Group Members of Dusty Plasma
Rick Kohnert, Scott Robertson, and Scott Knappmiller with the two rocket payloads for noctilucent cloud particles.

Dusty plasma is plasma containing small particles in suspension. In industry, dust is a contaminant and this is a motivation for its removal from semiconductor processing lines, smokestacks, and diesel exhausts. In nature, the ionosphere contains dust from the ablation of meteors, planets have rings of dust that are charged by solar wind particles trapped in their magnetospheres, and objects without magnetospheres (the Moon and Eros, for example) have dusty surfaces that are charged by solar wind particles and by photoelectric emission.

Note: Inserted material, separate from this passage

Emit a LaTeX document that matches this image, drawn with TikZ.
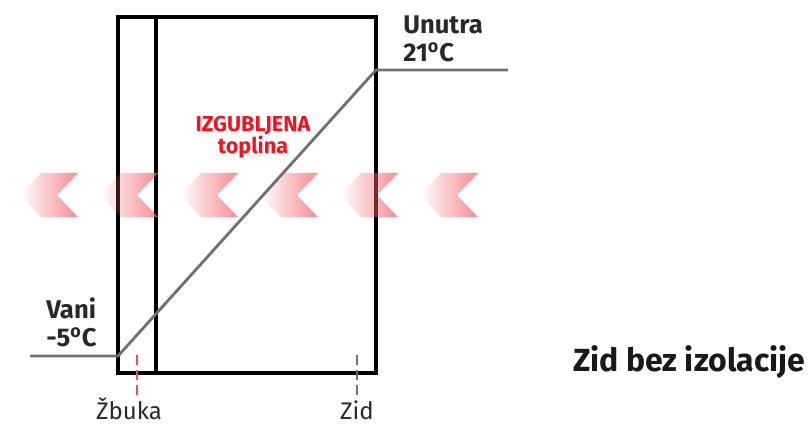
\documentclass[tikz,border=0pt]{standalone}
\usepackage{fontspec}
\setmainfont{Fira Sans}
\definecolor{lossred}{RGB}{240,20,30}
\definecolor{chevpink}{RGB}{243,100,112}
\definecolor{tempgray}{RGB}{112,112,112}
\definecolor{txtgray}{RGB}{40,40,40}
\usetikzlibrary{positioning,fadings}
\tikzfading[name=chevfade, left color=transparent!100, right color=transparent!0]

\begin{document}
\begin{tikzpicture}[x=0.5pt,y=-0.5pt,
  wall/.style={draw=black,line width=1.6pt},
  templine/.style={draw=tempgray,line width=1.4pt},
  chev/.style={fill=chevpink,fill opacity=0.75,path fading=chevfade},
  layermark/.style={line width=1.2pt,dash pattern=on 5pt off 2.5pt},
  tag/.style={font=\bfseries\fontsize{12.8}{14}\selectfont,align=left,text=txtgray,inner sep=0pt},
  lbl/.style={font=\fontsize{12}{14}\selectfont,text=txtgray,inner sep=0pt},
  lossnote/.style={font=\bfseries\fontsize{10.8}{11}\selectfont,align=center,text=lossred,inner sep=0pt}
]
  \useasboundingbox (0,0) rectangle (808,426);

  % Wall with plaster layer
  \draw[wall] (118,17) rectangle (376,373);
  \draw[wall] (156,17) -- (156,373);

  % Heat loss chevrons
  \foreach \x in {20,100,180,260,340,420}{
    \fill[chev] (\x+58,173) -- (\x+37,195) -- (\x+58,217) -- (\x+21,217)
      -- (\x,195) -- (\x+21,173) -- cycle;
  }

  % Temperature profile
  \coordinate (vani) at (30,356);
  \coordinate (wallout) at (118,356);
  \coordinate (wallin) at (376,70);
  \coordinate (unutra) at (508,70);
  \draw[templine] (vani) -- (wallout) -- (wallin) -- (unutra);

  % Labels
  \node[tag,anchor=south west] (vanilbl) at (46,347) {Vani\\-5\textsuperscript{o}C};
  \node[tag,anchor=south west] (unutralbl) at (403,62) {Unutra\\21\textsuperscript{o}C};
  \node[lossnote] (loss) at (253,137) {IZGUBLJENA\\toplina};
  \node[font=\bfseries\fontsize{16}{18}\selectfont,text=black!90,inner sep=0pt] (title) at (689,362) {Zid bez izolacije};

  % Layer markers
  \node[lbl,anchor=base] (zbuka) at (129,420) {Žbuka};
  \node[lbl,anchor=base] (zid) at (357,420) {Zid};
  \coordinate (zbukatop) at (137,355);
  \coordinate (zbukabot) at (137,398);
  \coordinate (zidtop) at (357,355);
  \coordinate (zidbot) at (357,398);
  \draw[layermark,draw=lossred!75] (zbukatop) -- (zbukabot);
  \draw[layermark,draw=tempgray] (zidtop) -- (zidbot);
\end{tikzpicture}
\end{document}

Our research on dusty plasmas has been motivated by these naturally occurring plasmas. There are five major areas to our research.

Noctilucent Cloud
Noctilucent cloud in the summer polar mesosphere.
  1. The largest research project is the development and launch of rocket-borne probes to detect the dust in the mesosphere from meteor ablation and the larger noctilucent cloud particles that form in the arctic summer when ice nucleates and grows on these particles.
  2. Dust is placed on surfaces in laboratory plasma with UV illumination to find the charge that accumulates. The charge can cause the dust to stick harder to the surface or to be lifted from it. The motivation is to understand the dust hazard that is faced by instruments and astronauts on the moon.
  3. "Smoky plasma" is generated by evaporating and condensing metal vapor and adding these nanoparticles to plasma. These particles mimic the meteoritic particles in the ionosphere and allow study of charge balance in plasma when there are solid particles.
  4. Our research makes extensive use of probe methods for plasma and the data are used in developing models for particle and energy balance. The improvement of probe methods and plasma modeling is done in parallel with the dusty plasma research.
  5. We are developing a mass analyzer (LAMA) for a deep-space probe that will find the elemental composition of impacting interplanetary and interstellar dust. The impacts produce a puff of plasma which is directed into a time-of-flight mass analyzer. The data reveal which elements are present and their isotopic ratios.